When i came across this one i thought of using the substitution $x=\frac{1-t}{1+t}$ that lead to an easy expression. $$\int _0^1\frac{\ln \left(1-x\right)}{x^2+1}\:dx\overset{x=\frac{1-t}{1+t}}=\ln \left(2\right)\int _0^1\frac{1}{t^2+1}\:dt+\int _0^1\frac{\ln \left(t\right)}{t^2+1}\:dt-\int _0^1\frac{\ln \left(t+1\right)}{t^2+1}\:dt$$ $$=\frac{\pi }{4}\ln \left(2\right)-G-\frac{\pi }{8}\ln \left(2\right)=\boxed{\frac{\pi }{8}\ln \left(2\right)-G}$$ But then i tried to solve it using feynman's trick with the following parameter: $$I=\int _0^1\frac{\ln \left(1-x\right)}{x^2+1}\:dx$$ $$I\left(a\right)=\int _0^1\frac{\ln \left(1-ax\right)}{x^2+1}\:dx$$ $$I'\left(a\right)=-\int _0^1\frac{x}{\left(x^2+1\right)\left(1-ax\right)}\:dx=\frac{1}{a^2+1}\int _0^1\frac{a-x}{\left(x^2+1\right)}-\frac{a}{1-ax}\:dx$$ $$=\frac{1}{a^2+1}\left(\frac{\pi a}{4}-\frac{\ln \left(2\right)}{2}+\ln \left(1-a\right)\right)\:$$ $$\int _0^1I'\left(a\right)\:da=\frac{\pi }{4}\int _0^1\frac{a}{a^2+1}\:da-\frac{\ln \left(2\right)}{2}\int _0^1\frac{1}{a^2+1}\:da+\int _0^1\frac{\ln \left(1-a\right)}{a^2+1}\:da\:$$ $$I=\frac{\pi }{8}\ln \left(2\right)-\frac{\pi }{8}\ln \left(2\right)+I$$ And everything cancels. ¿Am i doing something wrong?, ¿Should i be using another parameter or other upper and lower bounds?

Answer 1

You are not allowed to switch the integral and derivative.

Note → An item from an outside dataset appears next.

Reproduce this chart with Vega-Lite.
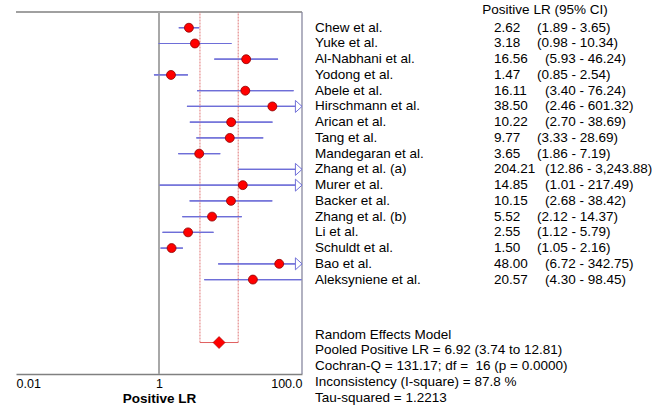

The conditions of the theorem about switching those are not met. Denote $\frac{\ln(1-ax)}{x^2+1}$ by $f(x,a)$, one of the conditions is that there must exist a function $g:[0,1] \rightarrow \mathbb{C} $ such that $\int_0^1 |g(x)|dx < \infty$ and $| \frac{\partial f}{\partial a}(x,a) |\leq g(x)$ for all $a$.